Friday, September 19, 2008

Poolesville

Year Opened: 1959


Architect: Edmund B. Ault


Phone: (301) 428-8143


Web: www.montgomerycountygolf.com/PV_home.html



Me and my boy had ourselves an off day so he suggested a mini-road trip out to Poolesville. I could see by his packing a cooler with some cold ones and the remnants of last night’s Absolut (c’mon, there’s like a jigger or two left – let’s just kill that and stop off for another fifth) that he wasn’t kidding around about the distance out there. This course is off in the western lands of Montgomery County, about 45 minutes from the Beltway, closer to Leesburg, Virginia than it is to Rockville. The drive down River Road is pleasant enough -- past vaunted Congressional Country Club and the much-panned TPC at Avenel (to the point that they’re basically blowing it up and rebuilding it) and the mansions of Potomac and then the area becomes distinctly rural as you approach Poolesville. When I come out here I get the sense of a club, not exactly deal-making corporate-raider captain-of-industry Macallan single-malt scotch and Cohiba Cubans but pick-up truck huntin’ ‘n’ fishin’ git ‘er done BBQ and beer. It always amazes me that not even an hour outside the Nation’s Capital you feel like you could be in Appalachia: old washing machines, rusted car-casses and heaps of old tires strewn about on the dusty front lawn, all kinds of dilapidated sheds and ragamuffin kids and three-legged hound dawgs scrabbling about on the property. It’s eerie. To me, anyway. But Poolesville itself has a decent salt-of-the-earth feel, kind of a “Cheers” golf course, with lots of regulars, like a neighborhood bar. My boy, back in the bad old days, used to come here because of the full-service bar; in fact it wasn’t a problem waiting for the first tee because you could get yourself liquored-up but quick at the friendly, though obviously rednecky clubhouse bar.

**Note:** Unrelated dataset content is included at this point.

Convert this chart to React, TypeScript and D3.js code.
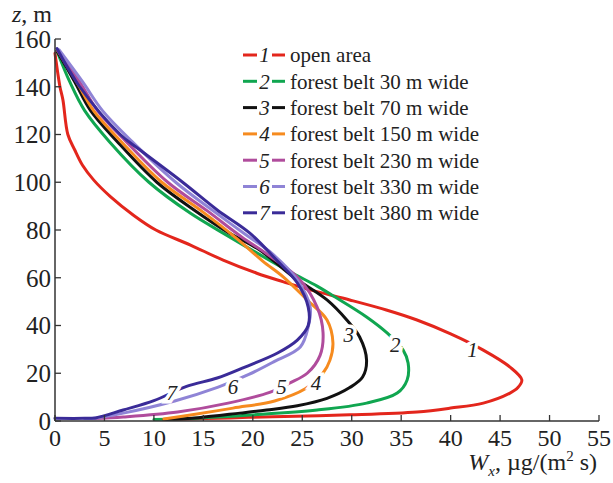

What practice? Gimme an Absolut and a Bud and a dog and it’s all good. Of course we haven’t been back since we got the booze monkey of our backs; it might just be a good idea to stay away.


What I remember from this course, and I must have played it about ten times or so back in the early 90’s, is that it played long. Of course when you ground it off the tee, miniature golf seems long. The land is flat and there are some trees lining the fairways, but sparsely. There’s lots of action playing from neighboring fairways. Back in the days of the Concorde, about 3 pm or so, you could check out (and hear) this space-age plane landing across the river at Dulles Airport. Other than that, it’s a pretty laid-back place.


After spending an hour in the clubhouse bar getting loose and limber, as it were, the idea of teeing off in front of a line of carts can be humbling. Heck, just standing without weaving and wobbling was a trick. The first hole is a dogleg right over a small creek and a stand of trees on the right. You can go over the trees without a problem with a big left to right ball. This is a wide-open hole on a wide-open course.


Hardest hole: the second hole is a real 600-yard par 5, straight –ahead, no-nonsense, though the green has a bit of bunkering. After that it’s all a bit blurry. There is a decent-length par 3 over water, hole #8, that used to create all kinds of difficulties for me. Then hole 11 was a nice dogleg right par 5 with a pond on the right (which is definitely in play, especially if you try to cut the corner on the dogleg), a bucolic stand of trees beyond the pond and then a creek crossing in front of a nice uphill green. Hole 16 is a rolling par 4 with a cornfield left and the pond right, which needs to be avoided from tee to green. It’s a pretty hole. It helps that the pond has a natural look and is tree-lined and filled with geese sauntering in the water. I’m perfectly fine with geese in the water (no really, I am), it’s when they take their business out on the golf course that we’ve got some problems. I thought we had a deal with the geese – we don’t go in the water and they don’t shit on the greens, though I sort of violated that unspoken pact when I flung some recalcitrant club into the lake, definitely the first time I’d worked that particular cliché of golf frustration.


I guess I must’ve been really out of sorts when I wrote the Northwest Park review because in retrospect it’s hard to imagine I didn’t mention the name of the architect, Ed Ault, the John Grisham of local golf course architects (sure you’ll turn the page but it won’t exactly nourish your soul), whose bland, monotonous handiwork is visible throughout the DC area. Anyways, he designed this one, too. You can always tell you’re playing an Ed Ault course when you step on the tee and find exactly nothing exhilarating about the experience. His greens are typically large without a hint of undulation, protected by a bunker left and a bunker right. Fortunately, his son, Brian Ault, teamed with Tom Clark, has created some rather enjoyable thought-provoking courses over the last dozen years or so.


Like I’ve said, I haven’t been back here in years, and with the recent golf course development in Maryland, I doubt I will return. It’s too far out of the way with too little to intrigue. And if I’m going to fall off the wagon, I’d rather it be somewhere other than Poolesville. Still, it has its place. If nothing else, the folks that live out there seem to enjoy it quite a bit and that’s fine by me. Another 4.